- _Set problem_: Return, without pictures, the lines from the start of the data through the one that contains "0.816, 0.815, 0.806];".

- _Provided material_:
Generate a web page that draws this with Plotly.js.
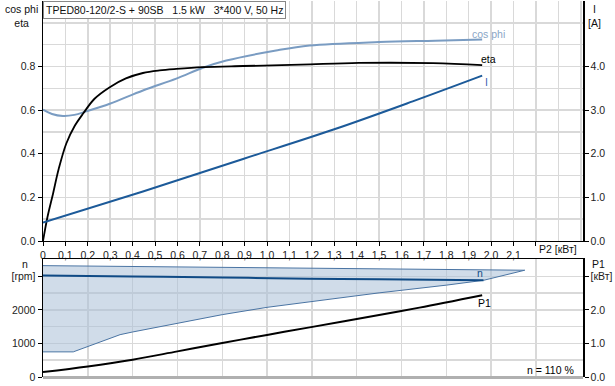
<!DOCTYPE html>
<html>
<head>
<meta charset="utf-8">
<script src="https://cdn.plot.ly/plotly-3.0.1.min.js"></script>
<style>
html,body{margin:0;padding:0;background:#fff;}
#chart{width:615px;height:386px;}
</style>
</head>
<body>
<div id="chart"></div>
<script>
// ---------- DATA ----------
// Upper panel: P2 [kW] on x
const etaP2 = [0, 0.02, 0.045, 0.07, 0.104, 0.14, 0.179, 0.23, 0.298, 0.37, 0.446, 0.52, 0.595, 0.714, 0.893, 1.15, 1.41, 1.74, 1.96];
const etaVal = [0, 0.11, 0.218, 0.33, 0.447, 0.525, 0.584, 0.652, 0.705, 0.745, 0.770, 0.782, 0.789, 0.797, 0.802, 0.808, 0.816, 0.815, 0.806];

const cosP2 = [0, 0.04, 0.089, 0.14, 0.193, 0.298, 0.446, 0.595, 0.714, 0.818, 1.04, 1.19, 1.5, 1.75, 1.96];
const cosVal = [0.602, 0.582, 0.573, 0.578, 0.594, 0.629, 0.69, 0.744, 0.794, 0.827, 0.873, 0.896, 0.912, 0.918, 0.923];

const curP2 = [0, 0.446, 0.893, 1.3, 1.65, 1.96];
const curA = [0.42, 1.136, 1.88, 2.56, 3.2, 3.79];

// Lower panel
const nP2 = [0, 0.4, 0.8, 1.19, 1.5, 1.966];
const nRpm = [3030, 3000, 2968, 2934, 2913, 2884];

const rangeTopP2 = [0, 0.6, 1.19, 1.5, 2.15];
const rangeTopRpm = [3322, 3280, 3233, 3212, 3185];
const rangeLowP2 = [0, 0.135, 0.2, 0.344, 0.4, 0.6, 0.8, 1.0, 1.19, 1.41, 1.5, 1.8, 1.966];
const rangeLowRpm = [750, 750, 900, 1263, 1343, 1612, 1860, 2078, 2240, 2430, 2510, 2740, 2884];

const p1P2 = [0, 0.2, 0.4, 0.6, 0.8, 1.006, 1.19, 1.5, 1.68, 1.96];
const p1kW = [0.149, 0.316, 0.516, 0.764, 1.014, 1.263, 1.48, 1.85, 2.07, 2.44];

// Tick labels
const xTickVals = [0,0.1,0.2,0.3,0.4,0.5,0.6,0.7,0.8,0.9,1.0,1.1,1.2,1.3,1.4,1.5,1.6,1.7,1.8,1.9,2.0,2.1,2.2];
const xTickText = ["0","0,1","0,2","0,3","0,4","0,5","0,6","0,7","0,8","0,9","1,0","1,1","1,2","1,3","1,4","1,5","1,6","1,7","1,8","1,9","2,0","2,1",""];
const yTopVals = [0,0.2,0.4,0.6,0.8];
const yTopText = ["0.0","0.2","0.4","0.6","0.8"];
const yTopRVals = [0,1,2,3,4];
const yTopRText = ["0.0","1.0","2.0","3.0","4.0"];
const yBotVals = [0,1000,2000,3000];
const yBotText = ["0","1000","2000","[rpm]"];
const yBotRVals = [0,1,2,3];
const yBotRText = ["0.0","1.0","2.0","[кВт]"];
const xBotGrid = [0,0.2,0.4,0.6,0.8,1.0,1.2,1.4,1.6,1.8,2.0,2.2];

// ---------- BUILD ----------
const polyX = rangeTopP2.concat(rangeLowP2.slice().reverse());
const polyY = rangeTopRpm.concat(rangeLowRpm.slice().reverse());

const GRID = '#d9d9d9';
const FONT = 'Liberation Sans, Arial, sans-serif';
const FS = 10.5;

const traces = [
  {x: polyX, y: polyY, xaxis:'x2', yaxis:'y3', mode:'lines', fill:'toself',
   fillcolor:'rgba(170,192,215,0.55)', line:{color:'#4a74a3', width:1}, hoverinfo:'skip'},
  {x: nP2, y: nRpm, xaxis:'x2', yaxis:'y3', mode:'lines', line:{color:'#0f4a85', width:2, shape:'spline'}},
  {x: p1P2, y: p1kW, xaxis:'x2', yaxis:'y4', mode:'lines', line:{color:'#000', width:2, shape:'spline'}},
  {x: curP2, y: curA, xaxis:'x', yaxis:'y2', mode:'lines', line:{color:'#1c5a99', width:2, shape:'spline'}},
  {x: cosP2, y: cosVal, xaxis:'x', yaxis:'y', mode:'lines', line:{color:'#7a9cc2', width:2, shape:'spline'}},
  {x: etaP2, y: etaVal, xaxis:'x', yaxis:'y', mode:'lines', line:{color:'#000', width:1.8, shape:'spline'}}
];

const PB = 377, PH = 376;
function py(p){ return (PB - p)/PH; }

const tickFont = {family: FONT, size: FS, color:'#222'};

const layout = {
  width: 615, height: 386,
  margin: {l:43, r:32, t:1, b:9, pad:0},
  paper_bgcolor:'#fff', plot_bgcolor:'#fff',
  showlegend:false,
  font:{family:FONT, size:FS, color:'#222'},
  xaxis: {domain:[0,1], anchor:'y', range:[0,2.41], tickmode:'array', tickvals:xTickVals, ticktext:xTickText,
    ticks:'outside', ticklen:4, tickcolor:'#000', showline:true, linecolor:'#000', linewidth:1,
    showgrid:true, gridcolor:GRID, gridwidth:1.5, zeroline:false, tickfont:tickFont,
    minor:{dtick:0.1, tick0:0, showgrid:true, gridcolor:GRID, gridwidth:1.5, ticks:''}},
  yaxis: {domain:[py(241),1], anchor:'x', range:[0,1.1], tickmode:'array', tickvals:yTopVals, ticktext:yTopText,
    ticks:'outside', ticklen:4, tickcolor:'#000', showline:true, linecolor:'#000', linewidth:1.5,
    showgrid:true, gridcolor:GRID, gridwidth:1.5, zeroline:false, tickfont:tickFont,
    minor:{dtick:0.1, tick0:0, showgrid:true, gridcolor:GRID, gridwidth:1.5, ticks:''}},
  yaxis2: {overlaying:'y', anchor:'x', side:'right', range:[0,5.5], tickmode:'array', tickvals:yTopRVals, ticktext:yTopRText,
    ticks:'outside', ticklen:4, tickcolor:'#000', showline:true, linecolor:'#000', linewidth:1.5,
    showgrid:false, zeroline:false, tickfont:tickFont},
  xaxis2: {domain:[0,1], anchor:'y3', side:'top', range:[0,2.41], tickmode:'array', tickvals:xBotGrid,
    showticklabels:false, ticks:'', showline:true, linecolor:'#000', linewidth:1.5,
    showgrid:true, gridcolor:GRID, gridwidth:1.5, zeroline:false},
  yaxis3: {domain:[0,py(259)], anchor:'x2', range:[0,3520], tickmode:'array', tickvals:yBotVals, ticktext:yBotText,
    ticks:'outside', ticklen:4, tickcolor:'#000', showline:true, linecolor:'#000', linewidth:1.5,
    showgrid:true, gridcolor:GRID, gridwidth:1.5, zeroline:true, zerolinecolor:'#b0b0b0', zerolinewidth:3, tickfont:tickFont,
    minor:{dtick:500, tick0:0, showgrid:true, gridcolor:GRID, gridwidth:1.5, ticks:''}},
  yaxis4: {overlaying:'y3', anchor:'x2', side:'right', range:[0,3.52], tickmode:'array', tickvals:yBotRVals, ticktext:yBotRText,
    ticks:'outside', ticklen:4, tickcolor:'#000', showline:true, linecolor:'#000', linewidth:1.5,
    showgrid:false, zeroline:false, tickfont:tickFont},
  annotations: [
    {xref:'paper', yref:'paper', x:0, y:1, xanchor:'left', yanchor:'top', showarrow:false,
     text:'TPED80-120/2-S + 90SB\u00a0\u00a0 1.5 kW\u00a0\u00a0 3*400 V, 50 Hz',
     font:{family:FONT, size:FS, color:'#111'}, bgcolor:'#fff', bordercolor:'#888', borderwidth:1, borderpad:2},
    {xref:'paper', yref:'paper', x:-3/540, y:py(1), xanchor:'right', yanchor:'top', showarrow:false, align:'center',
     text:'cos phi<br>eta', font:{family:FONT, size:FS, color:'#111'}},
    {xref:'paper', yref:'paper', x:(594-43)/540, y:py(1), xanchor:'center', yanchor:'top', showarrow:false, align:'center',
     text:'I<br>[A]', font:{family:FONT, size:FS, color:'#111'}},
    {xref:'paper', yref:'paper', x:(25-43)/540, y:py(264), xanchor:'center', yanchor:'middle', showarrow:false,
     text:'n', font:{family:FONT, size:FS, color:'#111'}},
    {xref:'paper', yref:'paper', x:(598-43)/540, y:py(264), xanchor:'center', yanchor:'middle', showarrow:false,
     text:'P1', font:{family:FONT, size:FS, color:'#111'}},
    {xref:'x', yref:'paper', x:2.3, y:py(249), xanchor:'center', yanchor:'middle', showarrow:false,
     text:'P2 [кВт]', font:{family:FONT, size:FS, color:'#111'}},
    {xref:'x', yref:'y', x:1.99, y:0.951, xanchor:'center', yanchor:'middle', showarrow:false,
     text:'cos phi', font:{family:FONT, size:FS, color:'#8aa6c6'}},
    {xref:'x', yref:'y', x:1.99, y:0.832, xanchor:'center', yanchor:'middle', showarrow:false,
     text:'eta', font:{family:FONT, size:FS, color:'#000'}},
    {xref:'x', yref:'y', x:1.98, y:0.727, xanchor:'center', yanchor:'middle', showarrow:false,
     text:'I', font:{family:FONT, size:FS, color:'#3a5fb0'}},
    {xref:'x2', yref:'y3', x:1.95, y:3113, xanchor:'center', yanchor:'middle', showarrow:false,
     text:'n', font:{family:FONT, size:FS, color:'#0f4a85'}},
    {xref:'x2', yref:'y3', x:1.97, y:2218, xanchor:'center', yanchor:'middle', showarrow:false,
     text:'P1', font:{family:FONT, size:FS, color:'#000'}},
    {xref:'x2', yref:'y3', x:2.38, y:218, xanchor:'right', yanchor:'middle', showarrow:false,
     text:'n = 110 %', font:{family:FONT, size:FS, color:'#000'}}
  ]
};

Plotly.newPlot('chart', traces, layout, {staticPlot:true, displayModeBar:false});
</script>
</body>
</html>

- _Solution to this task_:
Generate a web page that draws this with Plotly.js.
<!DOCTYPE html>
<html>
<head>
<meta charset="utf-8">
<script src="https://cdn.plot.ly/plotly-3.0.1.min.js"></script>
<style>
html,body{margin:0;padding:0;background:#fff;}
#chart{width:615px;height:386px;}
</style>
</head>
<body>
<div id="chart"></div>
<script>
// ---------- DATA ----------
// Upper panel: P2 [kW] on x
const etaP2 = [0, 0.02, 0.045, 0.07, 0.104, 0.14, 0.179, 0.23, 0.298, 0.37, 0.446, 0.52, 0.595, 0.714, 0.893, 1.15, 1.41, 1.74, 1.96];
const etaVal = [0, 0.11, 0.218, 0.33, 0.447, 0.525, 0.584, 0.652, 0.705, 0.745, 0.770, 0.782, 0.789, 0.797, 0.802, 0.808, 0.816, 0.815, 0.806];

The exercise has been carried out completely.